Review by Laura G. Brown

 

 

 


[HollywoodInvestigator.com]  Charlie Wilson's War has definite appeal for libertarians because it shows the underdog Afghan freedom fighters prevailing over the powerful, invading Soviet army. It brings to mind the ill-equipped colonial Americans rousting the British. Of course, the Americans had a little help from their friends, the French, and the beleaguered Afghans had -- Charlie Wilson.

The movie portends to show how Wilson, along with a cobbled-together group of allies in Washington, almost single-handedly funnels arms and money to the mujahadeen.

The film stars Tom Hanks as "good ol' boy" Congressman Charlie Wilson, who represented Texas's 2nd District as a Democrat in the 1980s. Julia Roberts plays his love interest Joanne Herring, a religious anti-Communist and wealthy socialite who urges him to support the Afghan rebels when the Soviets invade.

The movie is fast-paced at 96 minutes and takes us back and forth from the Afghan fighters to congressional committee rooms and scenes of Wilson partying with babes in hot tubs. According to New York Times critic A.O. Scott, this movie's entertaining direction manages to bring the pleasure principle to the Cold War, a conflict that "brought the world to the brink of annihilation and provided a persistent source of tension, anxiety, and dread for hundreds of millions of people around the world."

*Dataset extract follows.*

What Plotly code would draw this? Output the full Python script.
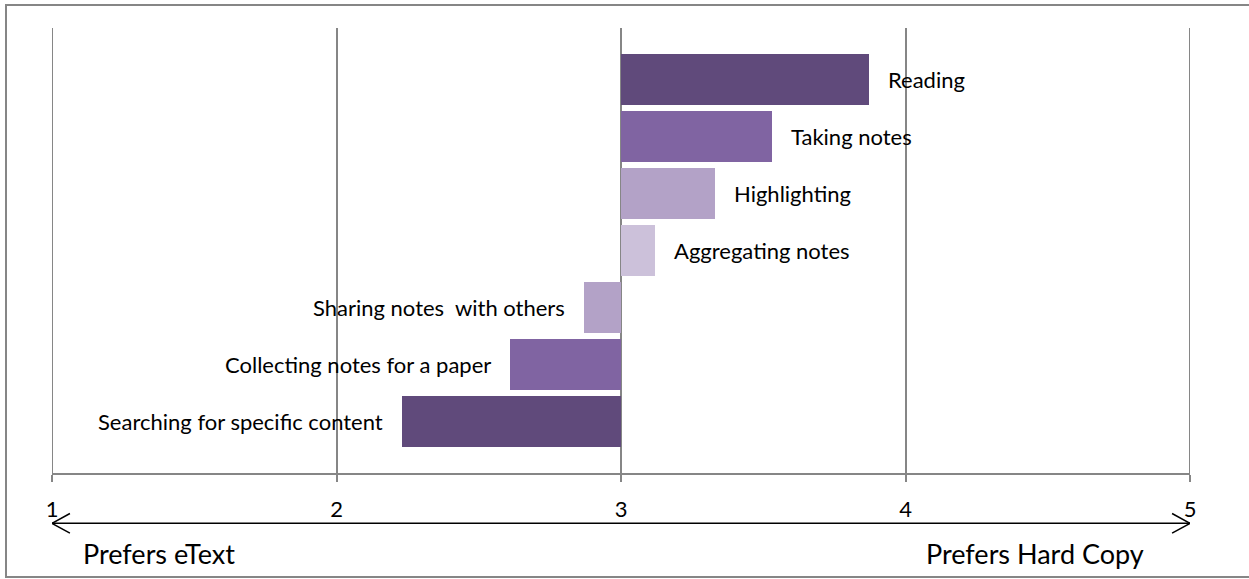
import plotly.graph_objects as go

categories = ["Searching for specific content", "Collecting notes for a paper",
              "Sharing notes  with others", "Aggregating notes", "Highlighting",
              "Taking notes", "Reading"]
scores = [2.23, 2.61, 2.87, 3.12, 3.33, 3.53, 3.87]
colors = ["#604A7B", "#8064A2", "#B3A2C7", "#CCC1DA", "#B3A2C7", "#8064A2", "#604A7B"]
neutral = 3
tick_vals = [1, 2, 3, 4, 5]
tick_text = ["1", "2", "3", "4", "5"]
left_label = "Prefers eText"
right_label = "Prefers Hard Copy"

FONT = "Lato, Calibri, Carlito, sans-serif"
GRID = "#868686"

fig = go.Figure()
fig.add_trace(go.Bar(
    y=categories,
    x=[s - neutral for s in scores],
    base=[neutral] * len(scores),
    orientation="h",
    marker=dict(color=colors, line=dict(width=0)),
    width=0.895,
    hoverinfo="skip",
))

for cat, s in zip(categories, scores):
    pos = s >= neutral
    fig.add_annotation(
        x=s, y=cat, xref="x", yref="y",
        text=cat, showarrow=False,
        xanchor="left" if pos else "right",
        xshift=17 if pos else -17,
        font=dict(family=FONT, size=22, color="#000000"),
    )

# edge gridlines (Plotly drops gridlines lying on the plot edges)
for v in (tick_vals[0], tick_vals[-1]):
    fig.add_shape(type="line", xref="x", yref="paper", x0=v, x1=v, y0=0, y1=1,
                  line=dict(color=GRID, width=2), layer="below")

# horizontal double arrow under the axis
ay = -0.113
dx = 0.063
dy = 0.022
fig.add_shape(type="line", xref="x", yref="paper", x0=tick_vals[0], x1=tick_vals[-1],
              y0=ay, y1=ay, line=dict(color="#000000", width=1.5))
fig.add_shape(type="path", xref="x", yref="paper",
              path=f"M {tick_vals[0]+dx},{ay+dy} L {tick_vals[0]},{ay} L {tick_vals[0]+dx},{ay-dy}",
              line=dict(color="#000000", width=1.5))
fig.add_shape(type="path", xref="x", yref="paper",
              path=f"M {tick_vals[-1]-dx},{ay+dy} L {tick_vals[-1]},{ay} L {tick_vals[-1]-dx},{ay-dy}",
              line=dict(color="#000000", width=1.5))

fig.add_annotation(x=tick_vals[0], y=-0.18, xref="x", yref="paper", text=left_label,
                   showarrow=False, xanchor="left", yanchor="middle", xshift=29,
                   font=dict(family=FONT, size=27, color="#000000"))
fig.add_annotation(x=tick_vals[-1], y=-0.18, xref="x", yref="paper", text=right_label,
                   showarrow=False, xanchor="right", yanchor="middle", xshift=-44,
                   font=dict(family=FONT, size=27, color="#000000"))

# outer border
fig.add_shape(type="rect", xref="paper", yref="paper",
              x0=-46/1138, x1=1.1, y0=-104/445, y1=1+23/445,
              line=dict(color=GRID, width=2), layer="below")

fig.update_layout(
    width=1249, height=579,
    margin=dict(l=52, r=59, t=28, b=106),
    paper_bgcolor="white", plot_bgcolor="white",
    showlegend=False,
    bargap=0,
    xaxis=dict(
        range=[1, 5], tickvals=tick_vals, ticktext=tick_text,
        showgrid=True, gridcolor=GRID, gridwidth=2,
        showline=True, linecolor=GRID, linewidth=2,
        ticks="outside", ticklen=7, tickwidth=2, tickcolor=GRID,
        tickfont=dict(family=FONT, size=22, color="#000000"),
        ticklabelstandoff=9,
        zeroline=False, fixedrange=True,
    ),
    yaxis=dict(
        range=[-0.91, 6.9], showticklabels=False, showgrid=False,
        showline=False, ticks="", zeroline=False, fixedrange=True,
    ),
)

fig.write_html("out.html")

Early scenes of helpless, unarmed people running from Soviet helicopter gunfire generate sympathy. At the beginning of the conflict, we're told by Charlie's colleague, CIA agent Gust Avrakatos (Philip Seymour Hoffman), that the U.S. policy was not to aid the rebels, but to lie low and let the Soviets get drawn into a costly trap. As Wikipedia quotes Zbigniew Brzezinski (Carter's national security advisor): "We now have the opportunity of giving to the Soviet Union its Vietnam War."

 

 

 

 

Charlie makes an eye-opening trip to Pakistan to see the plight of Afghan refugees, listens to zealous pillow talk from Herring, and calls in his chits on the Hill to get the aid flowing. The relative ease with which a maverick congressman secretly funds a war is food for thought. While we might agree the mujahadeen should have been helped, what about the Nicaraguan Contras? A better America might be one in which the "Charlies" are reined in by the Constitution.

It's hard not to cheer as we see blasé Soviet helicopter pilots woken up with a hot sting -- yes, U.S. -- provided Stinger missiles. These compact, shoulder-launched weapons formed an iconic picture of the war: Ragtag peasants shooting down modern helicopters from the sky. These scenes hint at a disquieting comparison, though. With just a little imagining, you could see the helicopters as American, and the people fighting them as Iraqis. If the movie tells us anything, it's how deeply people are attached to their homeland, and how passionately they will fight to dispel invaders.

There are broad hints at the end of the movie that if we fund the enemy of our enemy, he might one day turn out to be our enemy, too, and that throwing arms and dollars in a volatile area might have unforeseen consequences -- particularly when one of the mujahadeen was named Osama bin Laden.

 

Laura G. Brown is a teacher and writer living in San Gabriel, CA.

She is a veteran candidate for State Assembly on the Libertarian Party of California.